Start with the feeling you want afterwards
A useful game choice begins at the end of the session. Do you want to feel rested, sharper, amused, connected, or creatively satisfied? That question is more reliable than asking which game is currently popular.
For a calm reset, favour puzzle boards, gentle exploration, hidden-object style observation, or creative arranging. For alert energy, choose rhythm, time trials with adjustable pressure, or short skill challenges. For social comfort, choose local co-op or moderated online spaces where communication is optional and rules are visible.
Avoid any experience that frames play as a path to money, financial reward, betting advantage, or uncertain paid outcome. Game Paradise Zonee focuses on entertainment value, learning curves, and safe routines only.
Use a three-word brief
Before opening a store or browser catalogue, write three words: mood, time, device. For example, “relaxed, twenty, tablet” points towards a very different choice from “competitive, hour, desktop”.
- Mood keeps attention on wellbeing.
- Time stops endless scrolling.
- Device prevents control frustration.
Difficulty should be adjustable, not mysterious
Difficulty is not only about reflexes. It includes reading load, controller complexity, tutorial quality, save frequency, visual clarity, and whether mistakes are explained. A fair challenge lets the player understand why something worked or failed.

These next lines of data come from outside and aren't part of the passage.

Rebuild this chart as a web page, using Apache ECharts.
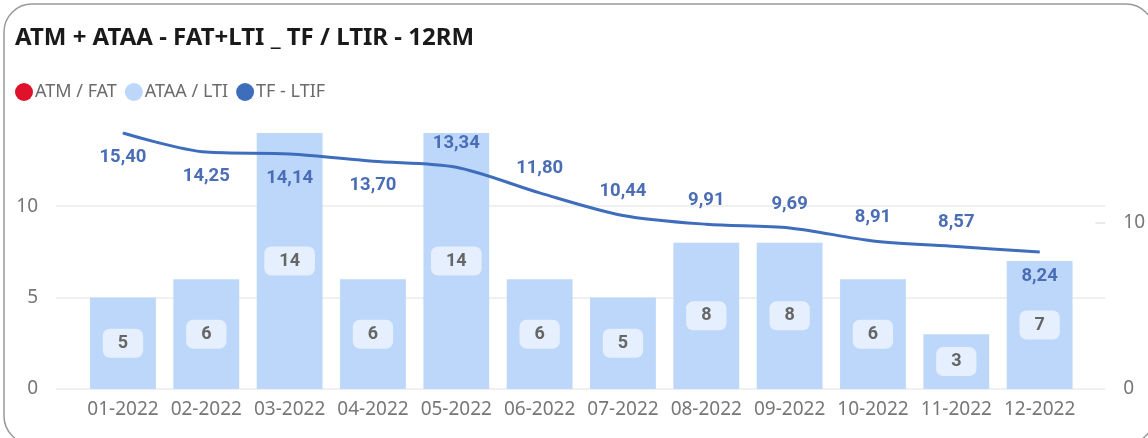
<!DOCTYPE html>
<html><head><meta charset="utf-8">
<script src="https://cdn.jsdelivr.net/npm/echarts@6/dist/echarts.min.js"></script>
<style>html,body{margin:0;padding:0;background:#fff}#c{width:1148px;height:438px}</style>
</head><body><div id="c"></div>
<script>
const chartTitle = 'ATM + ATAA - FAT+LTI _ TF / LTIR - 12RM';
const categories = ['01-2022','02-2022','03-2022','04-2022','05-2022','06-2022','07-2022','08-2022','09-2022','10-2022','11-2022','12-2022'];
const seriesNames = ['ATM / FAT','ATAA / LTI','TF - LTIF'];
const fatValues = [null,null,null,null,null,null,null,null,null,null,null,null];
const ltiValues = [5,6,14,6,14,6,5,8,8,6,3,7];
const ltifValues = [15.40,14.25,14.14,13.70,13.34,11.80,10.44,9.91,9.69,8.91,8.57,8.24];
const leftTicks = [0,5,10];
const rightTicks = [0,10];
const ltifLabelSide = ['bottom','bottom','bottom','bottom','top','top','top','top','top','top','top','bottom'];

const leftMax = Math.max(...ltiValues);
const rightMax = Math.max(...ltifValues);
const fmt = v => v.toFixed(2).replace('.', ',');

const chart = echarts.init(document.getElementById('c'));
const TOP = 133, BOTTOM = 49;
chart.setOption({
  animation: false,
  backgroundColor: '#fff',
  graphic: [{
    type: 'rect', z: -10, silent: true,
    shape: {x: 4, y: 4, width: 1150, height: 440, r: 28},
    style: {fill: '#fff', stroke: '#999', lineWidth: 1.5}
  }],
  title: {
    text: chartTitle, left: 15, top: 26, padding: 0,
    textStyle: {fontFamily: 'Noto Sans', fontWeight: 'bold', fontSize: 24, color: '#1a1a1a'}
  },
  legend: {
    left: 15, top: 83, padding: 0, itemGap: 8, itemWidth: 18, itemHeight: 18,
    icon: 'circle',
    textStyle: {fontFamily: 'Noto Sans', fontSize: 18, color: '#6b6b6b', padding: [0,0,0,-3]},
    data: seriesNames
  },
  grid: [
    {left: 56, right: 41, top: TOP, bottom: BOTTOM},
    {left: 81.3, right: 66.7, top: TOP, bottom: BOTTOM}
  ],
  xAxis: [
    {type: 'category', gridIndex: 0, data: categories, show: false},
    {type: 'category', gridIndex: 1, data: categories,
     axisLine: {show: false}, axisTick: {show: false},
     axisLabel: {interval: 0, margin: 11, color: '#777', fontFamily: 'Noto Sans', fontSize: 19}}
  ],
  yAxis: [
    {type: 'value', gridIndex: 0, min: 0, max: leftMax, interval: 5, position: 'left',
     axisLine: {show: false}, axisTick: {show: false},
     axisLabel: {margin: 18, color: '#777', fontFamily: 'Noto Sans', fontSize: 19,
       customValues: leftTicks},
     splitLine: {show: true, showMaxLine: false, lineStyle: {color: '#ebebeb', width: 1.5}}},
    {type: 'value', gridIndex: 0, min: 0, max: rightMax, interval: 10, position: 'right',
     axisLine: {show: false},
     axisTick: {show: true, inside: true, length: 10, customValues: [10], lineStyle: {color: '#e3e3e3', width: 1.5}},
     axisLabel: {margin: 18, color: '#777', fontFamily: 'Noto Sans', fontSize: 19, align: 'left',
       customValues: rightTicks},
     splitLine: {show: false}},
    {type: 'value', gridIndex: 1, min: 0, max: leftMax, show: false, splitLine: {show: false}},
    {type: 'value', gridIndex: 1, min: 0, max: rightMax, show: false, splitLine: {show: false}}
  ],
  series: [
    {name: seriesNames[0], type: 'bar', xAxisIndex: 1, yAxisIndex: 2, stack: 'a',
     itemStyle: {color: '#E0112B'}, data: fatValues, barCategoryGap: '21%'},
    {name: seriesNames[1], type: 'bar', xAxisIndex: 1, yAxisIndex: 2, stack: 'a',
     itemStyle: {color: '#BDD7FA'}, data: ltiValues, barCategoryGap: '21%',
     label: {show: true, position: 'inside', color: '#666', fontFamily: 'Roboto', fontWeight: 'bold', fontSize: 18,
       backgroundColor: 'rgba(255,255,255,0.6)', borderRadius: 7, padding: [6, 15, 5, 15]}},
    {name: seriesNames[2], type: 'line', xAxisIndex: 1, yAxisIndex: 3, z: 5,
     smooth: 0.3, symbol: 'circle', symbolSize: 1, showSymbol: true,
     lineStyle: {color: '#3E6DBC', width: 3}, itemStyle: {color: '#3E6DBC'},
     label: {show: true, distance: 14, color: '#4A6DB5', fontFamily: 'Roboto', fontWeight: 'bold', fontSize: 18.5,
       formatter: p => fmt(p.value)},
     data: ltifValues.map((v, i) => ({value: v, label: {position: ltifLabelSide[i]}}))}
  ]
});
</script></body></html>
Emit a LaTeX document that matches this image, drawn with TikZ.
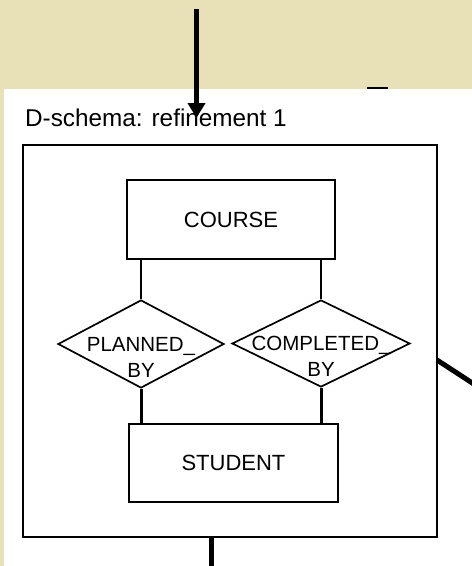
\documentclass[tikz,border=0pt]{standalone}
\usepackage{fontspec}
\setmainfont{Liberation Sans}
\usetikzlibrary{shapes.geometric,arrows.meta}
\definecolor{paper}{RGB}{232,224,182}
\tikzset{
  entity/.style={draw, line width=2.2pt, rectangle, inner sep=0pt, font=\fontsize{22}{26}\selectfont},
  relation/.style={draw, line width=1.7pt, diamond, inner sep=0pt},
  rellabel/.style={align=center, font=\fontsize{20.5}{26}\selectfont},
  frame/.style={draw, line width=2.2pt, rectangle, inner sep=0pt},
  thinlink/.style={line width=1.5pt},
  thicklink/.style={line width=3pt},
  heavy/.style={line width=5pt},
}
\begin{document}
\begin{tikzpicture}[x=1pt,y=-1pt]
  \useasboundingbox (0,0) rectangle (472,566);
  \clip (0,0) rectangle (472,566);
  % page background and the white sheet
  \fill[paper] (0,0) rectangle (472,566);
  \fill[white] (4,89) rectangle (472,566);
  \draw[line width=2.5pt] (367,88) -- (388,88);

  % title
  \node[anchor=base west, inner sep=0pt, font=\fontsize{24.3}{28}\selectfont] (title) at (25,126) {D-schema: refinement 1};

  % schema frame
  \node[frame, minimum width=414pt, minimum height=392pt] (schema) at (230,341) {};

  % entities
  \node[entity, minimum width=208pt, minimum height=79pt] (course) at (231,219.5) {COURSE};
  \node[entity, minimum width=209pt, minimum height=78pt] (student) at (233.5,463) {STUDENT};

  % relationships
  \node[relation, minimum width=166pt, minimum height=88pt] (planned) at (141,344) {};
  \node[rellabel] at ([yshift=-13pt]planned.center) {PLANNED\_\\BY};
  \node[relation, minimum width=178pt, minimum height=87pt] (completed) at (321,343.5) {};
  \node[rellabel] at ([yshift=-13pt]completed.center) {COMPLETED\_\\BY};

  % links between entities and relationships
  \draw[thinlink] (planned.north) -- (planned.north |- course.south);
  \draw[thinlink] (completed.north) -- (completed.north |- course.south);
  \draw[thicklink] (planned.south) -- (planned.south |- student.north);
  \draw[thicklink] (completed.south) -- (completed.south |- student.north);

  % flow arrows around the schema
  \coordinate (top) at (196.5,9);
  \coordinate (tip) at (196.5,118);
  \draw[heavy, -{Triangle[width=17pt,length=15pt]}] (top) -- (tip);
  \coordinate (down) at (211,570);
  \draw[heavy] (schema.south -| down) -- (down);
  \coordinate (rightout) at (480,388);
  \draw[heavy] (437,360) -- (rightout);
\end{tikzpicture}
\end{document}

When choosing for beginners, look for practice levels, undo buttons, hint systems, and low penalty restarts. When choosing for experienced players, look for optional challenge modes rather than mandatory grind. A good skill curve should invite improvement without pressuring players to keep going when tired.
Device fit is part of safety
A phone can be excellent for a five-minute word puzzle but poor for dense strategy text. A desktop can support careful planning but may encourage long sessions if breaks are not planned. A lounge console can bring people together, yet needs profile and purchase controls.